Palantir: $20 billion
The secretive startup Palantir Technologies whose data-crunching software is used for everything from counterterrorism to hedge-fund investing has done its best to stay out of the spotlight.
But the Silicon Valley firm, whose early investors included a CIA venture fund, has been widely reported to have helped the US military find and capture Osama bin Laden.
The company named after the “seeing stone” in the JRR Tolkien series “Lord of the Rings” counts as clients intelligence agencies from the US and other countries, and others in law enforcement and the financial sector.
One of its founders is Peter Thiel, a prominent tech investor who was among the few big names in the sector to support the candidacy of Donald Trump.
CEO Alex Karp told a Wall Street Journal conference last year that an IPO was a “possibility,” and could be a way to help employees profit from some of their equity compensation.
“The people who create the value of production, the workers at Palantir, they need to know that they have liquidity at a fair price and this has raised a lot of questions,” Karp said.
“We’re now positioning the company so we could go public.”

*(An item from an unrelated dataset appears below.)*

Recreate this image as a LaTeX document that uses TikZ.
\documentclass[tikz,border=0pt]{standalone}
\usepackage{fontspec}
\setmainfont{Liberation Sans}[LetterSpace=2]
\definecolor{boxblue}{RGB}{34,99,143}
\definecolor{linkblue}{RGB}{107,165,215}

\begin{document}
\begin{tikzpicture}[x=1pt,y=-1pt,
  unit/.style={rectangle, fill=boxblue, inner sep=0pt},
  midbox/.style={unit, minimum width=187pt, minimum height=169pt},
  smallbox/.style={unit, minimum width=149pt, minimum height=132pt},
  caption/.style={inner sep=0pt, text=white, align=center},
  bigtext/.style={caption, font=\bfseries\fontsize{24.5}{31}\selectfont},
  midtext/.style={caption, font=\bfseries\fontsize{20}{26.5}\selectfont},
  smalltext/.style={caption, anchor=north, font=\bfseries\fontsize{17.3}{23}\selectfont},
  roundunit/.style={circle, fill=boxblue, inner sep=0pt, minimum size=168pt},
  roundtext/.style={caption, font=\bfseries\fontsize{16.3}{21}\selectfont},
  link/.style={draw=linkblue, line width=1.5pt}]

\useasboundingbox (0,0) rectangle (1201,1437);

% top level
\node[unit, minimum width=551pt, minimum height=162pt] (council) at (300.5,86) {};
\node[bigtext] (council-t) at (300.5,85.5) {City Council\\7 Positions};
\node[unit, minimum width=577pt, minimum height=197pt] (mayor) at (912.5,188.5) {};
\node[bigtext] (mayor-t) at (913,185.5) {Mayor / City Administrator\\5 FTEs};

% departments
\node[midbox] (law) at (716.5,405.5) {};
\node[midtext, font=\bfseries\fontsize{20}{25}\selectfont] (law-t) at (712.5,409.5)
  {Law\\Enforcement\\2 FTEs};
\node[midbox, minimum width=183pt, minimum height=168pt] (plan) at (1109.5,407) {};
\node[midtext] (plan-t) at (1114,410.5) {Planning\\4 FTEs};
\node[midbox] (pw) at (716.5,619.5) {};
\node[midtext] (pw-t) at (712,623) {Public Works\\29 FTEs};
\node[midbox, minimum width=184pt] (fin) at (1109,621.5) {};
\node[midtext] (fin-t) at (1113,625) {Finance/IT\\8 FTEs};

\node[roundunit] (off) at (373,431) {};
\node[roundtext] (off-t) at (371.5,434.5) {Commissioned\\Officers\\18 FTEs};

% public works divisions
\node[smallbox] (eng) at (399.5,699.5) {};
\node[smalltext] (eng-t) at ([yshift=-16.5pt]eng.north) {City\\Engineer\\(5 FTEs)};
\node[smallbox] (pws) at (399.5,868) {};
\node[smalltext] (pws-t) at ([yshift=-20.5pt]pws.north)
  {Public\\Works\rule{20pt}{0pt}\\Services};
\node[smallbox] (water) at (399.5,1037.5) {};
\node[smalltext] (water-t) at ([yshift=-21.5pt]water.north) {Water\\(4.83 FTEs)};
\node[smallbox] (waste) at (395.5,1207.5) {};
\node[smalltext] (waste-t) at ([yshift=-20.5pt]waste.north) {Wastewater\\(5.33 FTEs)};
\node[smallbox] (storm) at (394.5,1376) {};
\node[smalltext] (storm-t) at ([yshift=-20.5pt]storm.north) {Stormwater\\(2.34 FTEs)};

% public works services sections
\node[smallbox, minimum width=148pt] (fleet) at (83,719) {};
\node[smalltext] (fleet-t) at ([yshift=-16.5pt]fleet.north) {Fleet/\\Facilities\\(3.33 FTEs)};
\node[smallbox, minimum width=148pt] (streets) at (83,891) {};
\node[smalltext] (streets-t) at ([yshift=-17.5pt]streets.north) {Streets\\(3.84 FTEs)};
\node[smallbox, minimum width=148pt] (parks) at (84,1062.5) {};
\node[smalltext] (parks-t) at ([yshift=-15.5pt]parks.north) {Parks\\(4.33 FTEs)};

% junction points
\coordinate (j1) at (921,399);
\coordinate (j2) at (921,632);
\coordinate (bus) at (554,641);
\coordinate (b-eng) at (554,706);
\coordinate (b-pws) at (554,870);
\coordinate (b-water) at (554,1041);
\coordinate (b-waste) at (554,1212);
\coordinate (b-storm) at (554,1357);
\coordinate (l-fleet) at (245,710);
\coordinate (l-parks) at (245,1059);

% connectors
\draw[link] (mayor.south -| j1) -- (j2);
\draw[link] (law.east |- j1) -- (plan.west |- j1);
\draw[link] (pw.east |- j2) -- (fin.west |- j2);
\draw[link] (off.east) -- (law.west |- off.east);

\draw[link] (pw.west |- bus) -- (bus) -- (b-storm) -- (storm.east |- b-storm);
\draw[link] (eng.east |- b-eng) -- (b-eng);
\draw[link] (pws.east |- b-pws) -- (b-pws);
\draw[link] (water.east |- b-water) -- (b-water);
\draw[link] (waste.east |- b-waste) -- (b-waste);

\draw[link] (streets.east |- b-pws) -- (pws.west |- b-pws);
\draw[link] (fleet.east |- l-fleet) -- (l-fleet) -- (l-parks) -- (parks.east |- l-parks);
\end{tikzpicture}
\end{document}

Dropbox: up to $10 billion
The cloud computing group Dropbox claims to have some 500 million users and growing revenues that could be nearly $1 billion annually.

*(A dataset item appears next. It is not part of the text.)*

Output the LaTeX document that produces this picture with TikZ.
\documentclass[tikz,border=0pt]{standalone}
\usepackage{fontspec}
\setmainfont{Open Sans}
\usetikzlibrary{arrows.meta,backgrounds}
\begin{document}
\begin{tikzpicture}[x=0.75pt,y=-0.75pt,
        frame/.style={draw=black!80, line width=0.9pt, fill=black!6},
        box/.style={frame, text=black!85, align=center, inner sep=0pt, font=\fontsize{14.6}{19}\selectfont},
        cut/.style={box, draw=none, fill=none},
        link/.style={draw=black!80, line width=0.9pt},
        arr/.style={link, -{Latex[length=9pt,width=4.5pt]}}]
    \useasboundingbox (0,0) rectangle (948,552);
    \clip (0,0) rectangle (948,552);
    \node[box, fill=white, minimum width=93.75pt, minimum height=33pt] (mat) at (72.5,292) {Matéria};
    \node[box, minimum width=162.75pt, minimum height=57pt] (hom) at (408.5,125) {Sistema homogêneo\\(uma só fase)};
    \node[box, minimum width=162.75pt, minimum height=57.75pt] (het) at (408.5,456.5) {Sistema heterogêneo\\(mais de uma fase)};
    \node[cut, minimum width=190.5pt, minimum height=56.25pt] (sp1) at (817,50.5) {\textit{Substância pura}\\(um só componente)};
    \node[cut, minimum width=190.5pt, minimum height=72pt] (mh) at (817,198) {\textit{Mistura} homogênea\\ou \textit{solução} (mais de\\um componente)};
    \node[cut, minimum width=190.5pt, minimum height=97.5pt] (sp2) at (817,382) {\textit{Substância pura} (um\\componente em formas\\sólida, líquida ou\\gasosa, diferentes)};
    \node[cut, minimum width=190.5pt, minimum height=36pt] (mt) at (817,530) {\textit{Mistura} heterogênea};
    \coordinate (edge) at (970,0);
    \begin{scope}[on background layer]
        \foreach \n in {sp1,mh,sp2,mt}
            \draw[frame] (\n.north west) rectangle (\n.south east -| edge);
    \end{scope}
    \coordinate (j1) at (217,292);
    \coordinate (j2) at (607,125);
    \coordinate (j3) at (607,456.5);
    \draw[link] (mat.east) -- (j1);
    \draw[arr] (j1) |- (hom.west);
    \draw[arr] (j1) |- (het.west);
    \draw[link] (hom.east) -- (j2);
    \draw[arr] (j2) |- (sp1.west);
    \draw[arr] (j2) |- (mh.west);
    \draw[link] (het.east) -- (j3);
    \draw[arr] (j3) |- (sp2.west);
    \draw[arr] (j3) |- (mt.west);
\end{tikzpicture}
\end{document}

Reports of a Dropbox IPO have been circulating for some time, but the lackluster performance of rival Box after its 2015 IPO has raised questions about how Dropbox would be received.
Its latest funding round valued Dropbox at some $10 billion, but since then some investment companies have marked down the value of their holdings in the software firm.
Spotify: $8.5 billion
The Swedish-based streaming music giant has long opposed a stock market listing, but thinking has changed since co-founder Martin Lorentzon turned over the top management role to his fellow founder Daniel Ek.
Spotify has some 100 million customers including 40 million with paid subscriptions, well ahead of rivals such as Apple Music with around 20 million paying customers.
The news website TechCrunch reported recently that Spotify had been looking at a 2017 IPO, but was now considering a delay to 2018 with its valuation in question.
Vice Media: $4 billion
Among the fastest-growing digital media groups, Vice has been able to attract the coveted 18-to-34-year-old demographic for its news websites and video programs.
It has garnered investments from established media groups like Disney and 21st Century Fox as it grows internationally.
Co-founder and CEO Shane Smith has indicated an IPO is likely this year as Vice aims at further growth.
“We’re talking to some banks and we’re getting ready,” he told Variety last year.
“Next year (2017) is going to be a banner year and now is the time to do it.”